How are third-country nationals affected by the response to COVID-19 in Malta?
The first case of the COVID-19 virus was confirmed in Malta on 7 March 2020. The government and civil society organisations have been working to ensure that migrants in Malta have the information they need about precautions and new rules. However, applications for residence permits have been impacted by the pandemic, and the government has announced that residence permits would be rescinded from third-country nationals found to break quarantine rules.
Outreach to migrants
The Migrant Health Liaison Office, part of the Primary Healthcare department of the Ministry for Health, has disseminated materials about the virus to key stakeholders working with migrants, asking for them to be shared with clients on social media and in open centres. These materials are available in English, French, Arabic, Somali, Tigrinya, Urdu and Bengali.
UNHCR Malta has also released information on COVID-19 for refugees and asylum-seekers in Malta on their website in English, Arabic, French, Somali, Bangla and Tigrinya using information and infographics from the World Health Organization.
The government launched the Covid-19 Malta website which provides information in both Maltese and English, with the latest updates and FAQs. The health authorities release a briefing video daily, reporting on any new cases of the virus and new measures to be taken. The videos are transmitted live through social media platforms and by the main news outlets, which translate the key points into English.

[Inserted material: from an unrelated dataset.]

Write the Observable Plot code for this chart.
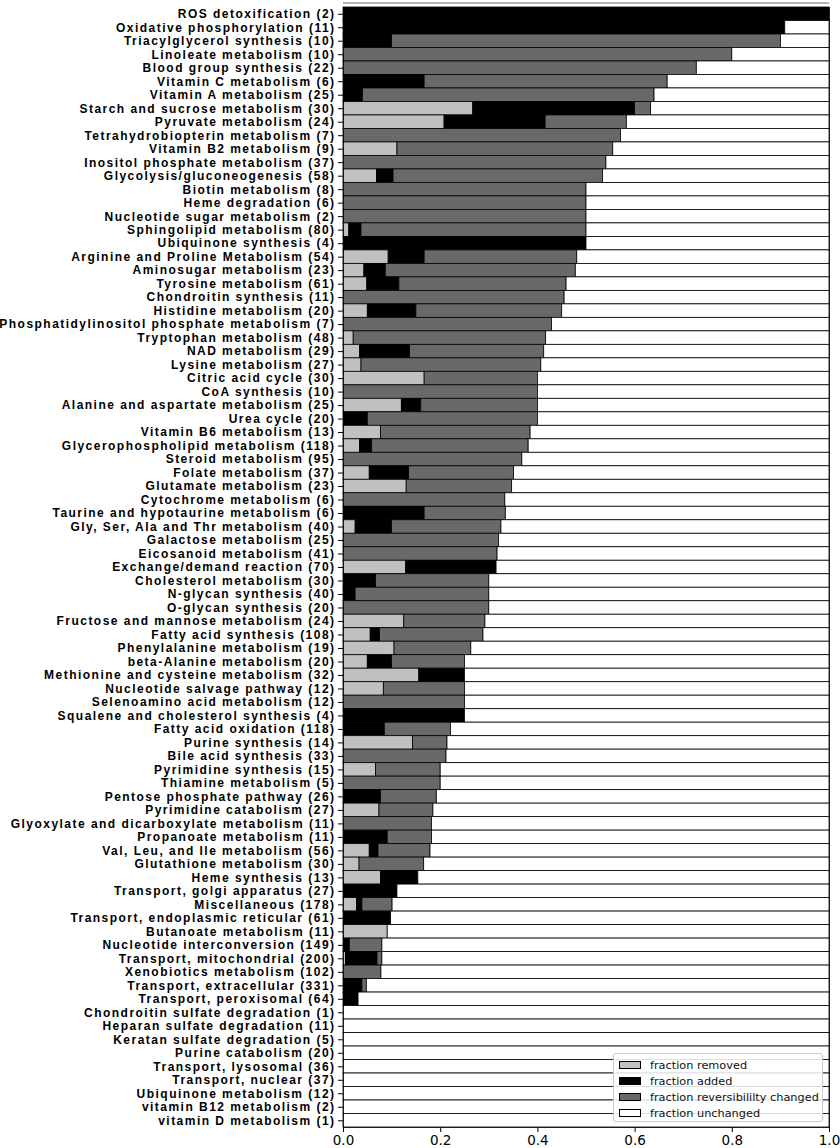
<!DOCTYPE html>
<html>
<head>
<meta charset="utf-8">
<script src="https://cdn.jsdelivr.net/npm/d3@7"></script>
<script src="https://cdn.jsdelivr.net/npm/@observablehq/plot@0.6"></script>
<style>
  body { margin: 0; background: #fff; }
  #wrap { position: relative; width: 840px; height: 1148px; }
  #legend {
    position: absolute; left: 613px; top: 1053px; width: 210px; height: 69px;
    background: rgba(255,255,255,0.85); border: 1px solid #cccccc; border-radius: 3px;
    font-family: "DejaVu Sans", sans-serif; font-size: 11.3px; color: #111;
    box-sizing: border-box; padding: 3px 0 0 5px;
  }
  .lrow { display: flex; align-items: center; height: 16px; }
  .sw { width: 22px; height: 8px; border: 1px solid #000; box-sizing: border-box; margin-right: 9px; }
</style>
</head>
<body>
<div id="wrap"></div>
<script>
const labels = [
  "ROS detoxification (2)","Oxidative phosphorylation (11)","Triacylglycerol synthesis (10)","Linoleate metabolism (10)",
  "Blood group synthesis (22)","Vitamin C metabolism (6)","Vitamin A metabolism (25)","Starch and sucrose metabolism (30)",
  "Pyruvate metabolism (24)","Tetrahydrobiopterin metabolism (7)","Vitamin B2 metabolism (9)","Inositol phosphate metabolism (37)",
  "Glycolysis/gluconeogenesis (58)","Biotin metabolism (8)","Heme degradation (6)","Nucleotide sugar metabolism (2)",
  "Sphingolipid metabolism (80)","Ubiquinone synthesis (4)","Arginine and Proline Metabolism (54)","Aminosugar metabolism (23)",
  "Tyrosine metabolism (61)","Chondroitin synthesis (11)","Histidine metabolism (20)","Phosphatidylinositol phosphate metabolism (7)",
  "Tryptophan metabolism (48)","NAD metabolism (29)","Lysine metabolism (27)","Citric acid cycle (30)",
  "CoA synthesis (10)","Alanine and aspartate metabolism (25)","Urea cycle (20)","Vitamin B6 metabolism (13)",
  "Glycerophospholipid metabolism (118)","Steroid metabolism (95)","Folate metabolism (37)","Glutamate metabolism (23)",
  "Cytochrome metabolism (6)","Taurine and hypotaurine metabolism (6)","Gly, Ser, Ala and Thr metabolism (40)","Galactose metabolism (25)",
  "Eicosanoid metabolism (41)","Exchange/demand reaction (70)","Cholesterol metabolism (30)","N-glycan synthesis (40)",
  "O-glycan synthesis (20)","Fructose and mannose metabolism (24)","Fatty acid synthesis (108)","Phenylalanine metabolism (19)",
  "beta-Alanine metabolism (20)","Methionine and cysteine metabolism (32)","Nucleotide salvage pathway (12)","Selenoamino acid metabolism (12)",
  "Squalene and cholesterol synthesis (4)","Fatty acid oxidation (118)","Purine synthesis (14)","Bile acid synthesis (33)",
  "Pyrimidine synthesis (15)","Thiamine metabolism (5)","Pentose phosphate pathway (26)","Pyrimidine catabolism (27)",
  "Glyoxylate and dicarboxylate metabolism (11)","Propanoate metabolism (11)","Val, Leu, and Ile metabolism (56)","Glutathione metabolism (30)",
  "Heme synthesis (13)","Transport, golgi apparatus (27)","Miscellaneous (178)","Transport, endoplasmic reticular (61)",
  "Butanoate metabolism (11)","Nucleotide interconversion (149)","Transport, mitochondrial (200)","Xenobiotics metabolism (102)",
  "Transport, extracellular (331)","Transport, peroxisomal (64)","Chondroitin sulfate degradation (1)","Heparan sulfate degradation (11)",
  "Keratan sulfate degradation (5)","Purine catabolism (20)","Transport, lysosomal (36)","Transport, nuclear (37)",
  "Ubiquinone metabolism (12)","vitamin B12 metabolism (2)","vitamin D metabolism (1)"
];

const fracRemoved = [
  0,0,0,0, 0,0,0,0.267, 0.208,0,0.111,0, 0.069,0,0,0, 0.012,0,0.093,0.043, 0.049,0,0.05,0,
  0.021,0.034,0.037,0.167, 0,0.12,0,0.077, 0.034,0,0.054,0.13, 0,0,0.025,0, 0,0.129,0,0,
  0,0.125,0.056,0.105, 0.05,0.156,0.083,0, 0,0,0.143,0, 0.067,0,0,0.074, 0,0,0.054,0.033,
  0.077,0,0.028,0, 0.091,0,0.005,0, 0,0,0,0, 0,0,0,0, 0,0,0
];
const fracAdded = [
  1,0.909,0.1,0, 0,0.167,0.04,0.333, 0.208,0,0,0, 0.034,0,0,0, 0.025,0.5,0.074,0.044, 0.066,0,0.1,0,
  0,0.103,0,0, 0,0.04,0.05,0, 0.025,0,0.081,0, 0,0.167,0.075,0, 0,0.186,0.067,0.025,
  0,0,0.019,0, 0.05,0.094,0,0, 0.25,0.085,0,0, 0,0,0.077,0, 0,0.091,0.018,0,
  0.077,0.111,0.011,0.098, 0,0.013,0.065,0, 0.039,0.031,0,0, 0,0,0,0, 0,0,0
];
const fracReversibility = [
  0,0,0.8,0.8, 0.727,0.5,0.6,0.033, 0.167,0.571,0.444,0.541, 0.431,0.5,0.5,0.5, 0.463,0,0.314,0.391, 0.344,0.455,0.3,0.429,
  0.396,0.276,0.37,0.233, 0.4,0.24,0.35,0.308, 0.322,0.368,0.216,0.217, 0.333,0.167,0.225,0.32, 0.317,0,0.233,0.275,
  0.3,0.167,0.213,0.158, 0.15,0,0.167,0.25, 0,0.136,0.071,0.212, 0.133,0.2,0.115,0.111, 0.182,0.091,0.107,0.133,
  0,0,0.062,0, 0,0.067,0.01,0.078, 0.009,0,0,0, 0,0,0,0, 0,0,0
];
const fracUnchanged = [
  0,0.091,0.1,0.2, 0.273,0.333,0.36,0.367, 0.417,0.429,0.445,0.459, 0.466,0.5,0.5,0.5, 0.5,0.5,0.519,0.522, 0.541,0.545,0.55,0.571,
  0.583,0.587,0.593,0.6, 0.6,0.6,0.6,0.615, 0.619,0.632,0.649,0.653, 0.667,0.666,0.675,0.68, 0.683,0.685,0.7,0.7,
  0.7,0.708,0.712,0.737, 0.75,0.75,0.75,0.75, 0.75,0.779,0.786,0.788, 0.8,0.8,0.808,0.815, 0.818,0.818,0.821,0.834,
  0.846,0.889,0.899,0.902, 0.909,0.92,0.92,0.922, 0.952,0.969,1,1, 1,1,1,1, 1,1,1
];

const kinds = ["fraction removed","fraction added","fraction reversibililty changed","fraction unchanged"];
const kindColors = ["#c0c0c0","#000000","#696969","#ffffff"];
const xTicks = [0, 0.2, 0.4, 0.6, 0.8, 1.0];

const series = [fracRemoved, fracAdded, fracReversibility, fracUnchanged];
const rows = [];
labels.forEach((lab, i) => {
  kinds.forEach((k, j) => rows.push({label: lab, kind: k, value: series[j][i]}));
});

const plot = Plot.plot({
  width: 840,
  height: 1148,
  marginLeft: 343,
  marginRight: 11,
  marginTop: 7,
  marginBottom: 21,
  style: {fontFamily: "DejaVu Sans, sans-serif", fontSize: "13.5px", color: "#000", background: "#fff"},
  x: {domain: [0, 1], ticks: xTicks, tickFormat: d3.format(".1f"), tickSize: 5, tickPadding: 3, label: null},
  y: {domain: labels, padding: 0, tickSize: 5, tickPadding: 3, label: null},
  color: {domain: kinds, range: kindColors},
  marks: [
    Plot.barX(rows, Plot.stackX({
      x: "value", y: "label", fill: "kind", z: "kind", order: kinds,
      stroke: "#000", strokeWidth: 0.8
    })),
    Plot.frame({stroke: "#000", strokeWidth: 0.8})
  ]
});

// axis fonts
d3.select(plot).selectAll('g[aria-label^="y-axis"] text')
  .style("font-family", "'Liberation Sans', Arial, sans-serif")
  .style("font-weight", "bold")
  .style("font-size", "12px")
  .style("letter-spacing", "1.47px");

// thin gray top line above the plot area
const xs = plot.scale("x").range;
d3.select(plot).append("line")
  .attr("x1", xs[0]).attr("x2", xs[1])
  .attr("y1", 3).attr("y2", 3)
  .attr("stroke", "#999").attr("stroke-width", 1.5);

const wrap = document.getElementById("wrap");
wrap.appendChild(plot);

const legend = document.createElement("div");
legend.id = "legend";
kinds.forEach((k, j) => {
  const r = document.createElement("div");
  r.className = "lrow";
  const sw = document.createElement("span");
  sw.className = "sw";
  sw.style.background = kindColors[j];
  const t = document.createElement("span");
  t.textContent = k;
  r.appendChild(sw); r.appendChild(t);
  legend.appendChild(r);
});
wrap.appendChild(legend);
</script>
</body>
</html>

A mandatory quarantine period of 14 days is currently in place for anyone arriving from outside the country. The Prime Minister announced that spot checks would be made by the police and anyone failing to observe quarantine orders will be subject to a €1,000 fine (later increased to €3,000) every time conditions are breached. In the same press release, the Prime Minister announced that the measures would include rescinding work permits for third-country nationals who beak quarantine rules, and even threatened deportation.
This rhetoric was later further stepped up with Economy Minister Silvio Schembri’s statement that any foreigners who lost their jobs would be deported: ‘Charity begins at home. Our primary focus are Maltese and Gozitan workers. The moment foreign workers lose their job they will have to go back to their country’. In a social media post, the Junior Minister responsible for Equality, Rosianne Cutajar, urged respect and empathy to all who have been contributing to a richer and more diverse Malta.
The Economy Minister later apologised for his comments, stating that no work permits would be terminated. 20 NGOs in Malta also released a statement to the media, condemning the language used by the Minister, stating, ‘When the nation is facing such challenging times, words of support and encouragement are far more productive than careless talk of unemployment and deportations’.
Impact on residence permit applications
A further development was the sudden refusal to see clients by Identity Malta, the entity that processes residence permits and visa applications. It was reported on 11th March that the offices remained closed with ‘no official reason’, but no one had been alerted to the measure, with some people having queued outside since 5:00 a.m. On 16th March, Identity Malta published a note on Facebook to clarify what different groups should do regarding residence and work permits, namely, to use the online application platform where possible. They also announced that new decisions on applications submitted by those outside Maltese territory will not be accepted until further notice.